3〜5日間、タバコを吸う度に、いつ喫煙したかを記録してください。 また、タバコに手を伸ばすのはあなたが何をしている時か、どんな気持ちときかをメモしてください。 あなたの喫煙のパターンを探してください。
禁煙時に欲求と後退に対処するには、以下を試してみてください。
ニコチンパッチ、ニコチンガム、ニコチン吸入器、ニコチン鼻スプレー、ニコチンロゼンジなど、ニコチン補充療法について医師に相談してください。
吸いたい欲求を抑えるため、ブプロピオンやバレニクリンなどの他の薬物療法を行う可能性について医師に相談してください。
運動を始めることを検討してください。 運動は、禁断症状を軽減するのに役立ち、欲求が生まれても対処することができます。

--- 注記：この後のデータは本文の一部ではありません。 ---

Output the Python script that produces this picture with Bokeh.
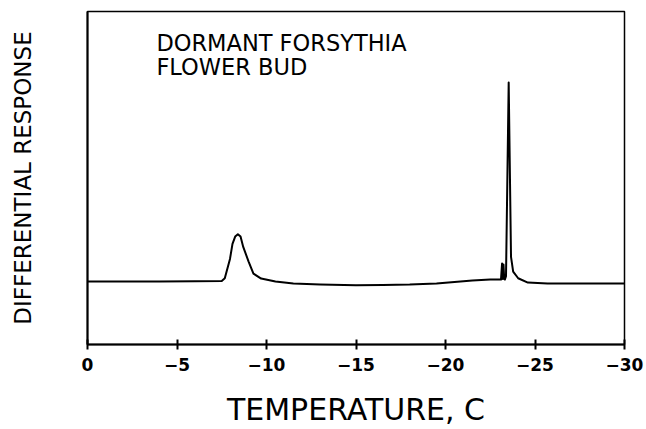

深呼吸、リラクゼーション、イメージングのテクニックを調べて、ストレスや欲求に対処するのに役立つものを、医師と一緒に確認してください。
再び吸わないようにするためには、以下を試してみてください。
タバコを吸いたくなるようなことは避けてください。書き留めたノートを見直し、どのようなものがあったか確認してください。 たとえば、朝コーヒーを飲むときにタバコを吸っていた場合は、代わりにお茶に切り替えてみてください。
周りにタバコを吸っている友人や家族がいるなどの困難な状況にどう対処するかを考え、ストレスの多い状況を管理し、怒り、悲しみ、不安などの否定的な気持ちをコントロールできるようにしましょう。
禁煙をサポートしている団体を探してください。 喫煙の可能性の低い活動や、タバコを吸わない家族や友人との活動を計画してください。 レストランの禁煙席に座ってください。
一度挫折してタバコを吸ってしまったとしても、禁煙に失敗したことを意味するわけではありません。再び挑戦してください。